Para arkeolog telah menemukan buletin dan brosur kuno di wilayah Mesopotamia (kini menjadi wilayah Irak). Diperkirakan buletin dan brosur tersebut sudah ada sejak tahun 1.800 SM. Publikasi dalam lembaran batu ini berisi bahwa para petani harus menanami ladang, mengairi ladangnya, dan meningkatkan hasil pertanian serta perkebunan. Hal tersebut merupakan misi penting kerajaan yang berharap rakyatnya hidup makmur tak kekurangan makanan sehingga kerajaan menjadi sejahtera dan stabil.
Pada abad ke-5 Sebelum Masehi, di Yunani para penduduknya bisa mengemukakan pendapat mereka secara efektif. Para tokoh sophist mengajarkan ilmu-ilmu bicara di depan umum. Protagoras adalah salah seorang sophist terkemuka di zamannya. Selanjutnya 2 abad kemudian muncul Socrates yang menyatakan bahwa komunikasi efektif harus berdasarkan pada kenyataan yang ada. Muridnya, Plato, melanjutkan ajaran Socrates.
Meski demikian, Aristoteles-lah (murid dari Plato) yang berkontribusi terhadap gagasan dan teori komunikasi komtemporer. Aristoteles menganalisa komunikasi persuasif dan mengajarkan murid-muridnya cara menjadi pembicara yang efektif, terutama dengan mengembangkan argumen-argumen sopan tetapi menekan. Buku Aristoteles yang berjudul "Rhetoric" masih menjadi acuan ilmu komunikasi dan public relations hingga kini.

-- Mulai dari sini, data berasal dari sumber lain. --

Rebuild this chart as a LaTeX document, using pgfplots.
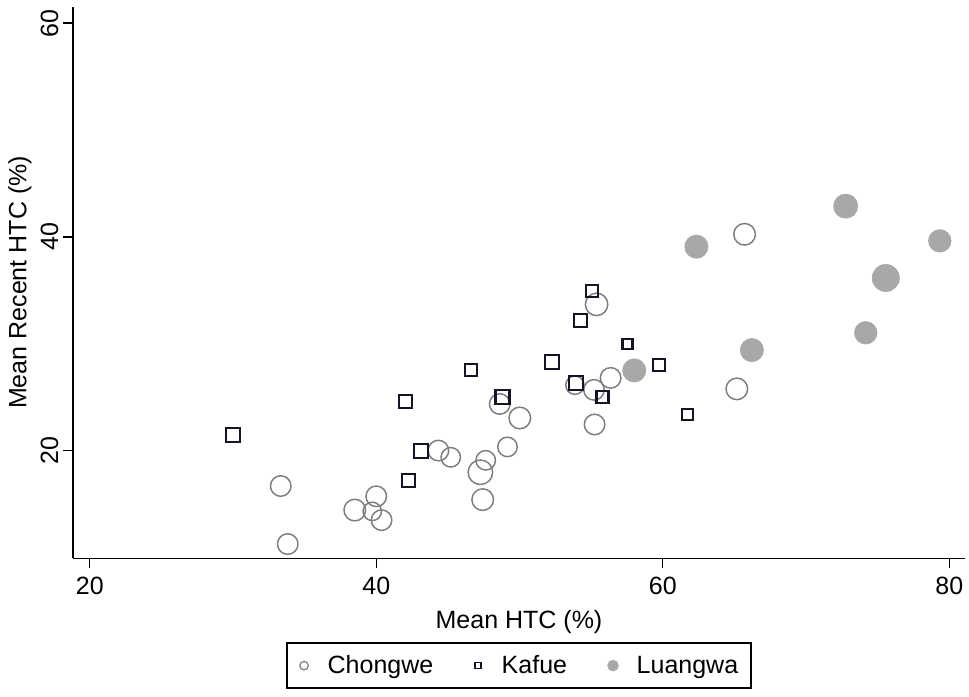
\documentclass[border=0pt]{standalone}
\usepackage{pgfplots}
\pgfplotsset{compat=1.18}
\usepackage{pgfplotstable}
\usepackage{fontspec}
\setmainfont{Liberation Sans}
\definecolor{chong}{RGB}{125,125,125}
\definecolor{kaf}{RGB}{20,20,38}
\definecolor{luang}{RGB}{168,168,168}
\newcommand{\bigfont}{\fontsize{18.75}{22}\selectfont}

\pgfplotstableread{
x y s
55.38 33.69 8.4
56.36 26.81 7.7
53.87 26.13 6.9
55.20 25.69 7.7
48.62 24.37 7.7
50.02 23.06 8.1
55.24 22.45 7.7
49.16 20.35 7.3
44.34 20.01 7.7
45.20 19.38 7.3
47.64 19.10 7.3
47.27 17.98 9.2
47.43 15.42 8.1
33.33 16.69 7.7
40.00 15.73 7.7
38.50 14.44 8.1
39.72 14.32 6.9
40.37 13.50 7.7
33.82 11.26 7.7
65.71 40.25 8.1
65.17 25.78 8.1
}\chongwe

\pgfplotstableread{
x y s
30.00 21.44 5.25
42.05 24.63 4.9
43.10 19.97 5.25
42.26 17.20 4.9
46.59 27.56 4.5
48.81 25.00 5.25
52.29 28.31 5.25
55.06 34.94 4.5
54.27 32.19 4.9
57.54 29.97 3.75
53.94 26.32 5.25
55.79 25.05 4.5
59.72 28.00 4.5
61.72 23.38 4.1
}\kafue

\pgfplotstableread{
x y s
62.35 39.09 8.75
72.77 42.88 9.1
79.34 39.63 8.5
75.57 36.16 10.25
74.17 31.03 8.5
66.22 29.41 8.75
58.01 27.51 8.75
}\luangwa

\begin{document}
\begin{tikzpicture}
\useasboundingbox (-54.75pt,-104.0pt) rectangle (672pt,418.7pt);
\begin{axis}[
  scale only axis, width=669pt, height=413.7pt,
  xmin=18.83, xmax=81.1, ymin=9.93, ymax=61.55,
  axis x line*=bottom, axis y line*=left,
  axis line style={-, line width=1.1pt, color=black},
  xtick={20,40,60,80}, ytick={20,40,60},
  minor tick num=0,
  tick align=outside, major tick length=7.5pt,
  tick style={line width=1.1pt, black},
  /pgf/number format/assume math mode=true,
  ticklabel style={font=\bigfont},
  xticklabel style={yshift=-3pt},
  yticklabel style={rotate=90, anchor=south},
  xlabel={Mean HTC (\%)}, ylabel={Mean Recent HTC (\%)},
  label style={font=\bigfont},
  xlabel style={yshift=-5pt},
  clip=false,
  legend columns=3,
  legend image code/.code={\path (-2.3pt,0pt) (17.25pt,0pt); \draw[#1] plot coordinates {(0pt,0pt)};},
  legend style={at={(0.5,-0.1523)}, anchor=north, draw=black, line width=1.1pt,
    inner xsep=9.5pt, inner ysep=9.4pt, font=\bigfont,
    nodes={inner sep=0pt},
    /tikz/every even column/.append style={column sep=30.7pt}},
]
\addplot[forget plot, only marks, scatter, mark=o, line width=1.1pt,
  scatter/use mapped color={draw=chong},
  visualization depends on={\thisrow{s} \as \ms},
  scatter/@pre marker code/.append style={/tikz/mark size=\ms pt}]
  table[x=x,y=y] {\chongwe};
\addplot[forget plot, only marks, scatter, mark=square, line width=1.6pt,
  scatter/use mapped color={draw=kaf},
  visualization depends on={\thisrow{s} \as \ms},
  scatter/@pre marker code/.append style={/tikz/mark size=\ms pt}]
  table[x=x,y=y] {\kafue};
\addplot[forget plot, only marks, scatter, mark=*,
  scatter/use mapped color={draw=luang, fill=luang},
  visualization depends on={\thisrow{s} \as \ms},
  scatter/@pre marker code/.append style={/tikz/mark size=\ms pt}]
  table[x=x,y=y] {\luangwa};
\addlegendimage{only marks, mark=o, mark size=3.2pt, line width=0.9pt, draw=chong}
\addlegendentry{Chongwe}
\addlegendimage{only marks, mark=square, mark size=2.2pt, line width=1.1pt, draw=kaf}
\addlegendentry{Kafue}
\addlegendimage{only marks, mark=*, mark size=3.75pt, draw=luang, fill=luang}
\addlegendentry{Luangwa}
\end{axis}
\end{tikzpicture}
\end{document}
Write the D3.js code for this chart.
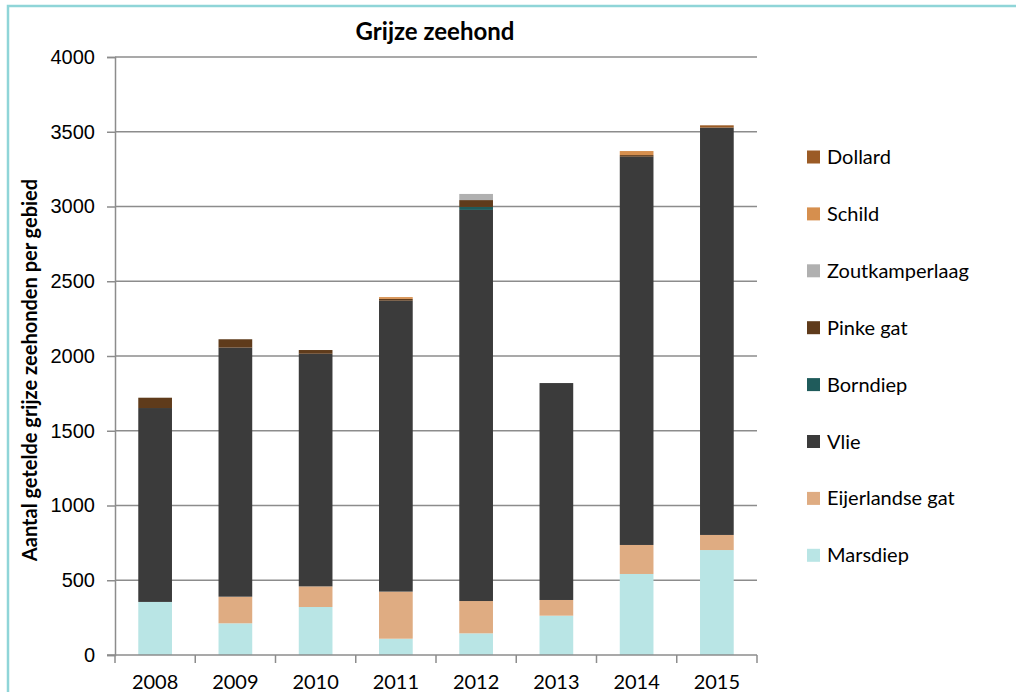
<!DOCTYPE html>
<html lang="nl">
<head>
<meta charset="UTF-8">
<title>Grijze zeehond</title>
<script src="https://cdn.jsdelivr.net/npm/d3@7"></script>
<style>
    body { margin: 0; background: #fff; }
    svg { display: block; font-family: Lato, "Open Sans", sans-serif; }
    .tick text { font-size: 20px; fill: #000; }
</style>
</head>
<body>
<div id="chart"></div>
<script>
// counted grey seals per area
const years = ['2008', '2009', '2010', '2011', '2012', '2013', '2014', '2015'];
const marsdiep       = [355, 212, 321, 109, 145, 263, 542, 702];
const eijerlandseGat = [0, 178, 138, 315, 216, 105, 194, 101];
const vlie           = [1297, 1666, 1556, 1946, 2616, 1451, 2597, 2725];
const borndiep       = [0, 0, 0, 0, 20, 0, 0, 0];
const pinkeGat       = [69, 56, 25, 12, 46, 0, 11, 0];
const zoutkamperlaag = [0, 0, 0, 0, 41, 0, 0, 0];
const schild         = [0, 0, 0, 12, 0, 0, 27, 0];
const dollard        = [0, 0, 0, 0, 0, 0, 0, 15];
const yTicks = [0, 500, 1000, 1500, 2000, 2500, 3000, 3500, 4000];

// stacking order bottom -> top
const series = [
    { name: 'Marsdiep', values: marsdiep, color: '#b9e5e5' },
    { name: 'Eijerlandse gat', values: eijerlandseGat, color: '#dfac82' },
    { name: 'Vlie', values: vlie, color: '#3b3b3b' },
    { name: 'Borndiep', values: borndiep, color: '#1f5b5b' },
    { name: 'Pinke gat', values: pinkeGat, color: '#5f3b1b' },
    { name: 'Zoutkamperlaag', values: zoutkamperlaag, color: '#b0b0b0' },
    { name: 'Schild', values: schild, color: '#d68f4e' },
    { name: 'Dollard', values: dollard, color: '#9b5b25' }
];

const width = 1016, height = 692;
const margin = { top: 57, right: 259, bottom: 37, left: 115 };

const svg = d3.select('#chart').append('svg')
    .attr('width', width)
    .attr('height', height);

// outer frame
svg.append('rect')
    .attr('x', 8).attr('y', 6)
    .attr('width', width + 20).attr('height', height + 20)
    .attr('fill', 'none')
    .attr('stroke', '#8fd5d8')
    .attr('stroke-width', 2.5);

const x = d3.scaleBand()
    .domain(years)
    .range([margin.left, width - margin.right])
    .paddingInner(0.58)
    .paddingOuter(0.29);

const y = d3.scaleLinear()
    .domain([0, 4000])
    .range([height - margin.bottom, margin.top]);

const table = years.map((yr, i) => {
    const row = { year: yr };
    series.forEach(s => { row[s.name] = s.values[i]; });
    return row;
});
const stacked = d3.stack().keys(series.map(s => s.name))(table);

// gridlines
svg.append('g')
    .selectAll('line')
    .data(yTicks.filter(t => t > 0))
    .join('line')
    .attr('x1', margin.left).attr('x2', width - margin.right)
    .attr('y1', d => y(d)).attr('y2', d => y(d))
    .attr('stroke', '#8c8c8c')
    .attr('stroke-width', 1.5);

// bars
svg.append('g')
    .selectAll('g')
    .data(stacked)
    .join('g')
    .attr('fill', (d, i) => series[i].color)
    .selectAll('rect')
    .data(d => d)
    .join('rect')
    .attr('x', d => x(d.data.year))
    .attr('width', x.bandwidth())
    .attr('y', d => y(d[1]))
    .attr('height', d => y(d[0]) - y(d[1]));

// y axis
const yAxis = svg.append('g')
    .attr('transform', `translate(${margin.left},0)`)
    .call(d3.axisLeft(y).tickValues(yTicks).tickSize(8).tickPadding(12).tickFormat(d3.format('d')));
yAxis.selectAll('line, path').attr('stroke', '#8c8c8c').attr('stroke-width', 1.5);

// x axis with ticks between categories
const step = x.step();
const bounds = years.map(yr => x(yr) + x.bandwidth() / 2 - step / 2)
    .concat([x(years[years.length - 1]) + x.bandwidth() / 2 + step / 2]);
const xg = svg.append('g');
xg.append('line')
    .attr('x1', margin.left - 8).attr('x2', width - margin.right)
    .attr('y1', y(0)).attr('y2', y(0))
    .attr('stroke', '#8c8c8c').attr('stroke-width', 1.5);
xg.selectAll('line.tk')
    .data(bounds)
    .join('line')
    .attr('class', 'tk')
    .attr('x1', d => d).attr('x2', d => d)
    .attr('y1', y(0)).attr('y2', y(0) + 8)
    .attr('stroke', '#8c8c8c').attr('stroke-width', 1.5);
xg.selectAll('text')
    .data(years)
    .join('text')
    .attr('x', d => x(d) + x.bandwidth() / 2)
    .attr('y', y(0) + 34)
    .attr('text-anchor', 'middle')
    .attr('font-size', 20)
    .text(d => d);

// title
svg.append('text')
    .attr('x', 435).attr('y', 40)
    .attr('text-anchor', 'middle')
    .attr('font-size', 24)
    .attr('font-weight', 'bold')
    .text('Grijze zeehond');

// y axis title
svg.append('text')
    .attr('transform', `translate(37,${(y(0) + y(4000)) / 2 + 14}) rotate(-90)`)
    .attr('text-anchor', 'middle')
    .attr('font-size', 20)
    .attr('font-weight', 'bold')
    .text('Aantal getelde grijze zeehonden per gebied');

// legend (top item is the last series)
const legend = svg.append('g')
    .selectAll('g')
    .data(series.slice().reverse())
    .join('g')
    .attr('transform', (d, i) => `translate(807,${157 + i * 56.9})`);
legend.append('rect')
    .attr('x', 0).attr('y', -6.5)
    .attr('width', 13).attr('height', 13)
    .attr('fill', d => d.color);
legend.append('text')
    .attr('x', 20).attr('y', 7)
    .attr('font-size', 20)
    .text(d => d.name);
</script>
</body>
</html>
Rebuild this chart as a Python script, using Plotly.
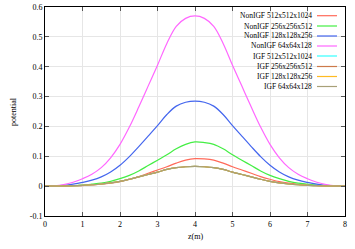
import plotly.graph_objects as go

z = [0.0, 0.25, 0.5, 0.75, 1.0, 1.25, 1.5, 1.75, 2.0, 2.25, 2.5, 2.75, 3.0, 3.25, 3.5, 3.75,
     4.0, 4.25, 4.5, 4.75, 5.0, 5.25, 5.5, 5.75, 6.0, 6.25, 6.5, 6.75, 7.0, 7.25, 7.5, 7.75, 8.0]

nonigf_512 = [0, 0, 0, 0.001, 0.002, 0.004, 0.0064, 0.010, 0.015, 0.023, 0.032, 0.043, 0.054, 0.065, 0.077, 0.087,
              0.092, 0.091, 0.087, 0.077, 0.065, 0.054, 0.043, 0.032, 0.023, 0.015, 0.010, 0.0064, 0.004, 0.002, 0.001, 0, 0]
nonigf_256 = [0, 0, 0, 0.0013, 0.0034, 0.0065, 0.010, 0.016, 0.025, 0.036, 0.051, 0.069, 0.087, 0.105, 0.125, 0.140,
              0.148, 0.146, 0.140, 0.125, 0.105, 0.087, 0.069, 0.051, 0.036, 0.025, 0.016, 0.010, 0.0065, 0.0034, 0.0013, 0, 0]
nonigf_128 = [0, 0.0005, 0.0025, 0.0065, 0.0125, 0.020, 0.031, 0.0475, 0.070, 0.099, 0.1325, 0.1675, 0.2025, 0.240, 0.268, 0.281,
              0.285, 0.281, 0.268, 0.240, 0.2025, 0.1675, 0.1325, 0.099, 0.070, 0.0475, 0.031, 0.020, 0.0125, 0.0065, 0.0025, 0.0005, 0]
nonigf_64 = [0, 0.001, 0.005, 0.013, 0.025, 0.040, 0.062, 0.095, 0.140, 0.198, 0.265, 0.335, 0.405, 0.478, 0.535, 0.562,
             0.570, 0.562, 0.535, 0.478, 0.405, 0.335, 0.265, 0.198, 0.140, 0.095, 0.062, 0.040, 0.025, 0.013, 0.005, 0.001, 0]
igf_values = [0, 0, 0.0006, 0.0015, 0.0029, 0.0046, 0.0072, 0.011, 0.016, 0.023, 0.031, 0.039, 0.047, 0.056, 0.062, 0.065,
              0.066, 0.065, 0.062, 0.056, 0.047, 0.039, 0.031, 0.023, 0.016, 0.011, 0.0072, 0.0046, 0.0029, 0.0015, 0.0006, 0, 0]

names = ["NonIGF 512x512x1024", "NonIGF 256x256x512", "NonIGF 128x128x256", "NonIGF 64x64x128",
         "IGF 512x512x1024", "IGF 256x256x512", "IGF 128x128x256", "IGF 64x64x128"]
series = [nonigf_512, nonigf_256, nonigf_128, nonigf_64, igf_values, igf_values, igf_values, igf_values]
colors = ["#ff6a5a", "#44ee44", "#4466ee", "#ff66ff", "#33ffff", "#cc7a4a", "#ffbb22", "#a8a078"]

x_ticks = [0, 1, 2, 3, 4, 5, 6, 7, 8]
y_ticks = [-0.1, 0, 0.1, 0.2, 0.3, 0.4, 0.5, 0.6]
y_tick_text = ["-0.1", "0", "0.1", "0.2", "0.3", "0.4", "0.5", "0.6"]

FONT = "Liberation Serif"

fig = go.Figure()
for name, vals, col in zip(names, series, colors):
    fig.add_trace(go.Scatter(x=z, y=vals, mode="lines", name=name,
                             line=dict(color=col, width=1.2, shape="spline", smoothing=1.0),
                             showlegend=False, hoverinfo="skip"))

ml, mr, mt, mb = 45, 10, 7, 33
W, H = 355, 249
pw, ph = W - ml - mr, H - mt - mb
row_y = [15.7, 26.0, 36.0, 46.0, 56.0, 66.5, 76.5, 86.5]
for name, col, ry in zip(names, colors, row_y):
    yp = 1 - (ry - mt) / ph
    x_text = (314 - ml) / pw
    x0 = (317 - ml) / pw
    x1 = (337 - ml) / pw
    fig.add_annotation(x=x_text, y=yp, xref="paper", yref="paper", text=name, showarrow=False,
                       xanchor="right", yanchor="middle", font=dict(family=FONT, size=7.5, color="black"))
    fig.add_shape(type="line", xref="paper", yref="paper", x0=x0, x1=x1, y0=yp, y1=yp,
                  line=dict(color=col, width=1.2))

# axis titles
fig.add_annotation(x=(195 - ml) / pw, y=-(236 - mt - ph) / ph, xref="paper", yref="paper",
                   text="z(m)", showarrow=False, xanchor="center", yanchor="middle",
                   font=dict(family=FONT, size=8, color="black"))
fig.add_annotation(x=-(ml - 14) / pw, y=(1 - (112 - mt) / ph), xref="paper", yref="paper",
                   text="potential", showarrow=False, textangle=-90, xanchor="center", yanchor="middle",
                   font=dict(family=FONT, size=8, color="black"))

axis_common = dict(showline=True, linecolor="black", linewidth=1, mirror="ticks",
                   ticks="inside", ticklen=4, tickcolor="#555555", showgrid=True,
                   gridcolor="#e6e6e6", gridwidth=1, zeroline=False, automargin=False,
                   tickfont=dict(family=FONT, size=8, color="black"))

fig.update_layout(
    width=W, height=H,
    margin=dict(l=ml, r=mr, t=mt, b=mb),
    paper_bgcolor="white", plot_bgcolor="white",
    xaxis=dict(range=[0, 8.0001], tickvals=x_ticks, ticktext=[str(v) for v in x_ticks], **axis_common),
    yaxis=dict(range=[-0.1, 0.6], tickvals=y_ticks, ticktext=y_tick_text, **axis_common),
    showlegend=False,
    hovermode=False,
)

fig.write_html("out.html", config={"displayModeBar": False},
               post_script="document.body.style.margin='0';document.body.style.overflow='hidden';")
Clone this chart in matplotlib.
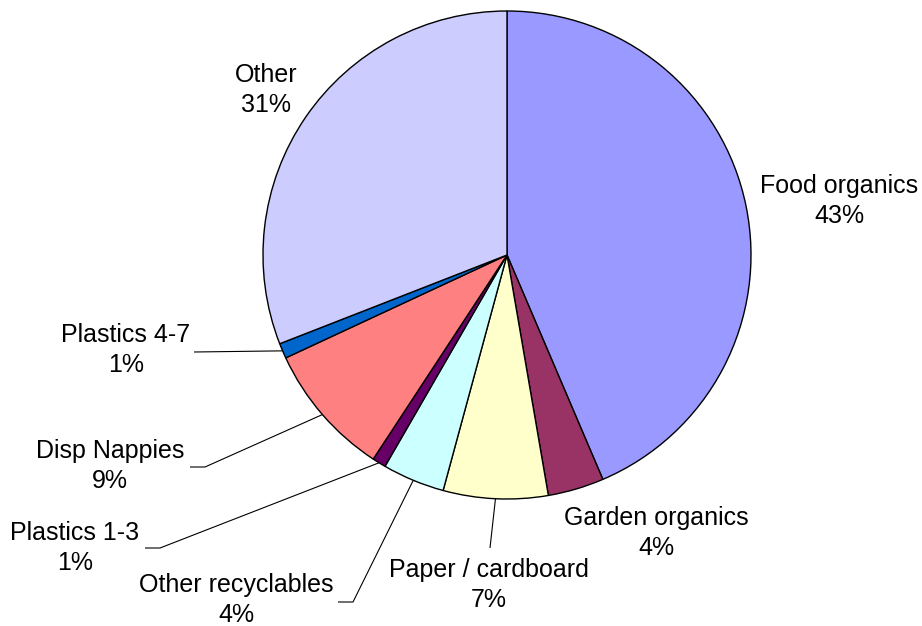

Sejarah Public Relations: Penggunaannya dalam Pendudukan Benua Amerika

Dalam sejarah public relations, tercatat bahwa public relations sering kali digunakan dalam komunikasi antara penemu "dunia baru" untuk mengajak orang-orang pindah ke dunia baru tersebut. Hal ini sering dikaitkan dengan berdiplomasi dan promosi. Salah satu contohnya adalah yang dilakukan Erik Thorvaldson atau Erik The Red. Ia adalah penemu Greenland.
Sebenarnya saat pertama ditemukan, pulau tersebut kosong, dingin, dan diselimuti salju. Untuk menarik orang-orang untuk datang ke sana, ia menamainya Greenland. Setelah orang-orang datang, ia memimpin wilayah tersebut pada tahun 985. Nama Greenland sendiri sebenarnya kurang tepat, karena es di Greenland hanya mencair beberapa bulan dalam setahun. Jadi bisa dibilang bahwa penamaan Greenland merupakan strategi public relations-nya untuk menarik banyak pihak untuk datang dan menetap di sana.
Selain itu ada juga Sir Walter Raleigh yang menemukan pulau Roanoke (kini menjadi wilayah North Carolina Amerika Serikat) pada tahun 1584. Dibandingkan Inggris, pulau ini memiliki tanah yang lebih subur, pepohonan lebih besar, dan panen lebih melimpah. Suku-suku Indian di sana pun ramah dan terbuka. Itulah yang dikatakannya kepada penduduk Inggris. Ia membangga-banggakan pulau Roanoke agar orang-orang terbujuk untuk tinggal di sana. Namun rupanya promosi Sir Walter Raleigh tak sesuai kenyataan. Saat sudah banyak orang di sana, barulah disadari oleh mereka bahwa tanah baru tersebut berupa daerah rawa, bahan makanan sulit didapat, berbagai penyakit mudah muncul, dan mereka diacuhkan oleh Sir Walter Raleigh selama 2 tahun lamanya.
Ada pula kisah penjelajah Spanyol yang setibanya ke Spanyol dari benua Amerika segera menyebarkan berita bohong. Mereka berkata bahwa mereka menemukan air mancur awet muda di Florida dan 7 kota emas di Meksiko. Mendengar itu semua, banyak orang berbondong-bondong bermigrasi ke Amerika. Namun rupanya air mancur dan kota emas tersebut hanya strategi marketing dan penerapan public relations yang kelewatan.
Beberapa tahun kemudian sebuah media di bagian timur Amerika Serikat mempromosikan pengembangan ke area barat dengan membesar-besarkan nikmatnya kehidupan di perbatasan. Legenda Davy Crockett dan kisah tentang Calamity Jane dan Buffalo Bill Cody menjadi 2 dari sekian banyak isu persuasif yang dikembangkan untuk mendukung terjadinya perluasan daerah.

Itulah informasi seputar sejarah public relations. Semoga bermanfaat!